There was a follow-up post from US Naval War College professor James Holmes:

And yet there's even more to maritime affairs than military strategy, commerce, or even politics. As King's College professor Geoffrey Till points out in his book Seapower, maritime strategy is also about extracting natural resources from the seas and the sea floor. It's even a mode of cultural interchange, as anyone who lives in a seaport frequented by foreign merchantmen and warships will tell you. That's why the lore of the sea — poetry, art, music — is so rich. That's why Robert Kaplan maintains that maritime civilizations are more cosmopolitan and more moderate than their continental brethren.

Finally, Roger Pielke Jr, Professor of Environmental Sciences at the University of Colorado, discussed carbon price policy, saying that 'Australia remains a bellwether of international climate politics':

Consequently, its climate policy debates have significance far beyond the nation's borders, so I will try to place the Australian experience into such a larger context.

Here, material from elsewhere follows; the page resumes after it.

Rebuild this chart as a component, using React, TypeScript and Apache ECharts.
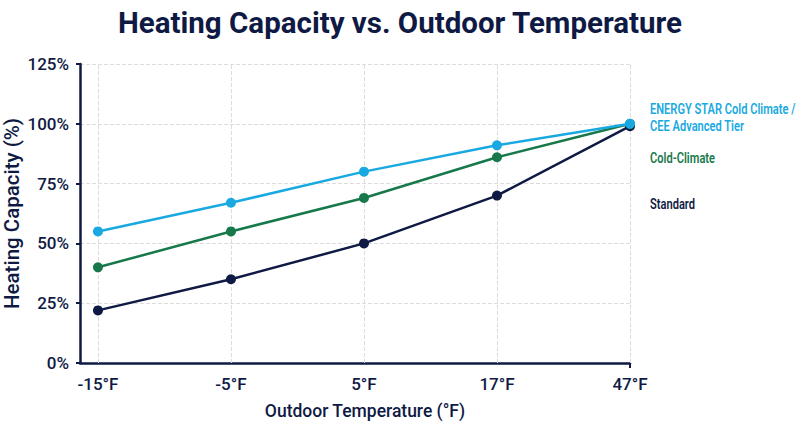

Apparently, Prime Minister Abbott accepts both the conclusions of the Intergovernmental Panel on Climate Change and the previous government's commitment to a 5% reduction in greenhouse gas emissions (from a 2000 baseline) by 2020. He has proposed what remains an ill-defined 'direct action plan', the details of which are apparently now being worked out.

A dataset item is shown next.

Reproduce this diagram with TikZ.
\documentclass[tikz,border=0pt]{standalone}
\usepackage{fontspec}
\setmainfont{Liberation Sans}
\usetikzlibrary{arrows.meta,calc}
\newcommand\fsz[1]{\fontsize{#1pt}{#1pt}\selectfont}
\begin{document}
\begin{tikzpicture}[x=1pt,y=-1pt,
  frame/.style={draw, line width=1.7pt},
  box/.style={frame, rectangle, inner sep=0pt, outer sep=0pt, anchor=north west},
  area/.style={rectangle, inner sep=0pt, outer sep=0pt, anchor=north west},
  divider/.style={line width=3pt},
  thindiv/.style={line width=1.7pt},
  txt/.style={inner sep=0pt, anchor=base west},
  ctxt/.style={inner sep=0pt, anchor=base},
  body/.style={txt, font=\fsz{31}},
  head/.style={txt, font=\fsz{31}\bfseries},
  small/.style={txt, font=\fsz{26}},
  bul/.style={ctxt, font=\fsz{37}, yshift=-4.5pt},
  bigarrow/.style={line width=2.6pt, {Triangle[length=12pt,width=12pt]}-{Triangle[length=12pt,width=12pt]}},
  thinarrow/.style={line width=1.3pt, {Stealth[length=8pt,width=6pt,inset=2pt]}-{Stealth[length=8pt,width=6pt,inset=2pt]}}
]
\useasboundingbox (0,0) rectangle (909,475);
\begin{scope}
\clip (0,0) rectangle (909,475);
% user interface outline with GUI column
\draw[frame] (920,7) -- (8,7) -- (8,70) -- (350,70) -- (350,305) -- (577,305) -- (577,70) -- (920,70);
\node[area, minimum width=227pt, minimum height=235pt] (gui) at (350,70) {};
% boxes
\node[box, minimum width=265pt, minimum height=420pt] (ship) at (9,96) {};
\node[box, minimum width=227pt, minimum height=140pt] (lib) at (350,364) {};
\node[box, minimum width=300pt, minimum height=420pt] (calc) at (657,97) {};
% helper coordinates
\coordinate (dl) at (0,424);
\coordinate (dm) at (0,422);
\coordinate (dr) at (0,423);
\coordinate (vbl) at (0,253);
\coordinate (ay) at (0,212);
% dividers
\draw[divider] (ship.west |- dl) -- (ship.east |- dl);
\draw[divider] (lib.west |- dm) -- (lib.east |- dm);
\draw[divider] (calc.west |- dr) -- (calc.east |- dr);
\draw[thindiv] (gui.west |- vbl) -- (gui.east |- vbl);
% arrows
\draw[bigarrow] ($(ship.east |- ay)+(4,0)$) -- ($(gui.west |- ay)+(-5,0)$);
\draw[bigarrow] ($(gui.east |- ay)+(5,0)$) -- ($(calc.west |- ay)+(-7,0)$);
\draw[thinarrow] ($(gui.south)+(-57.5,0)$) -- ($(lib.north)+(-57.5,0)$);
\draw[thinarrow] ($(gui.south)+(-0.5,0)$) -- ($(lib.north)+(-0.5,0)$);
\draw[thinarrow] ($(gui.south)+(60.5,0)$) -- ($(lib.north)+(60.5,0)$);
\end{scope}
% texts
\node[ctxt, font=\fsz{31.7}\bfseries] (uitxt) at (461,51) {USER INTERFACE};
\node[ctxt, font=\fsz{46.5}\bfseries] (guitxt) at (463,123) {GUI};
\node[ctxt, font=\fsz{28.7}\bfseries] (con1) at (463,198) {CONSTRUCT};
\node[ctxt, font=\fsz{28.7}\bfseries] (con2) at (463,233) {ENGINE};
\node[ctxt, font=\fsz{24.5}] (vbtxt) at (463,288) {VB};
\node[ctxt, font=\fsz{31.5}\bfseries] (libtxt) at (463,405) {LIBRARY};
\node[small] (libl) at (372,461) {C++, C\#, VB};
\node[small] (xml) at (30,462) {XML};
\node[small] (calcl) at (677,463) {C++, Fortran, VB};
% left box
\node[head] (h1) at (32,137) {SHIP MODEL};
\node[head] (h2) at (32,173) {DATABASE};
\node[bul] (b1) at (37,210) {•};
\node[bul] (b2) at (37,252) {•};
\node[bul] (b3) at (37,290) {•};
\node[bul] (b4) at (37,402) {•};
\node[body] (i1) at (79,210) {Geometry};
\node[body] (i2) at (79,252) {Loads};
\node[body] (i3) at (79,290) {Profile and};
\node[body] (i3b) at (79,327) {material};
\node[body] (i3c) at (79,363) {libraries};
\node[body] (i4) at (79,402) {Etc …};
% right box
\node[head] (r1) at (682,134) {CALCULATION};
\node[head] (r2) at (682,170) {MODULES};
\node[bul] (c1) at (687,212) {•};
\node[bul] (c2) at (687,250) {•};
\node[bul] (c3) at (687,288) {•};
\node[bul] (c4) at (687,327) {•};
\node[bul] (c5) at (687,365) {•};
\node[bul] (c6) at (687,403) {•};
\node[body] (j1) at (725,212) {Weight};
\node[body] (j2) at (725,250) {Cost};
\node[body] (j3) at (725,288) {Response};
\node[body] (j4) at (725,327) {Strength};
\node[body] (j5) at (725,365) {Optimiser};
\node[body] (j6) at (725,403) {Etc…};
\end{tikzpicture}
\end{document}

The mathematics of Australia's emissions are not terribly complicated. To achieve a reduction in carbon dioxide emissions of 5% from 2000 levels would require a rate of decarbonisation of the Australian economy (measured as a reduction in the amount of carbon dioxide emissions per A$1000 of GDP) of greater than 5% per year from 2013 to 2020. This is consistent with my earlier analysis which looked at data through 2006. For comparison, Australia averaged a 2.9% annual rate of decarbonisation from 2007 to 2012. (NB: As in my 2011 paper and in The Climate Fix, here I focus on carbon dioxide, while the Australian target refers to greenhouse gases. Data on GHG emissions comes from BP 2013 and GDP figures from the UN and DFAT).